Filterblase bei Google?

Die Personalisierung von Suchergebnissen der Suchmaschinen und die Vernetzung der sozialen Netzwerke hat Vor- und Nachteile. Wenn ich mich für Golf als Sport interessiere und Treffer, die sich mit dem Auto oder dem Golfstrom befassen, nicht anklicke, zeigen die Algorithmen mir in Zukunft  ähnliche Treffer und die dazugehörige Werbung an. Je häufiger ich bestimmte Seiten anklicke, desto häufiger werden sie angezeigt. Im Extremfall wird mir die eigene Webseite an einer der ersten Stelle der Suchergebnisse angezeigt, weil sie ständig kontrolliert und aufgerufen wird, während sie für alle anderen Nutzer fast unsichtbar ist. Auch das Gerät, PC, Tablet, Handy mit Betriebssystem und Browser werden ausgelesen. Bei der gleichen Suchfrage erhält man mit unterschiedlichen Geräten unterschiedliche Suchergebnisse und teilweise auch unterschiedliche Preise in Internetshops und bei der Buchung von Reisen.
Ob daraus eine Filterblase entsteht, ist umstritten. Siehe z.B. Sebastian Meinek: Deshalb ist „Filterblase“ die blödeste Metapher des Internets, motherboard 9.3.2018 
Auf jeden Fall kann ich dem als Benutzer aktiv entgegentreten, indem ich Suchverlauf und Cookies regelmäßig lösche, den Browser durch ergänzende Tools wie Ghostery absichere oder noch besser, von vornherein in einer virtuellen Umgebung unterwegs bin. Außerdem bin ich als Benutzer aktiv gefordert und nicht willenloses Objekt der Suchmaschine: Fuck the Bubble: So bringst du deine Filterblase zum Platzen

Konkrete Untersuchungen zu den Auswirkungen der Personalisierung sind leider bislang nicht überzeugend. Das
Forschungsprojekt „#Datenspende: Google und die Bundestagswahl 2017“  hat sich jetzt dieser Problematik gewidmet. Die Untersuchung beruht auf der Suche nach 9 Politikern und Parteien, die in regelmäßigen Abständen wiederholt wurden. Als Ergebnis stellte sich heraus, dass die Suchergebnisse nur unwesentlich voneinander abweichen.
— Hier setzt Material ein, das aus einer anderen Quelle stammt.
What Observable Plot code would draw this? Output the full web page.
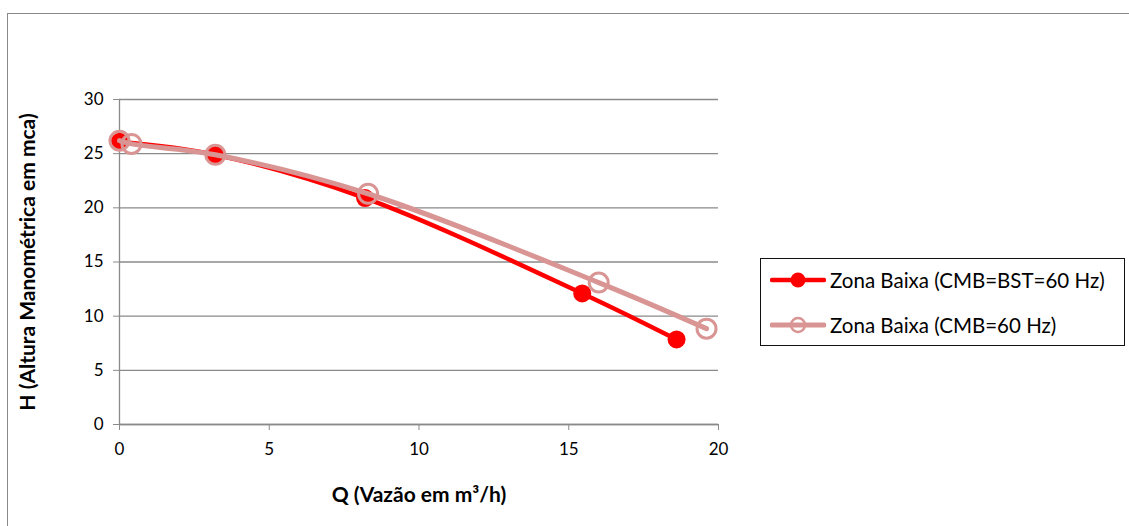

Die Problematik bei dieser Studie liegt bei der Art der Suchfragen. Sie beschränken sich auf das, was man im Retrieval Known-Item-Search bezeichnet, die Suche nach Fakten, die man schon vorher kennt. Die Aussagekraft ist also sehr begrenzt. Welche Folgen Personalisierung unter welchen Umständen auf die Informationsversorgung haben kann, ist damit nicht geklärt.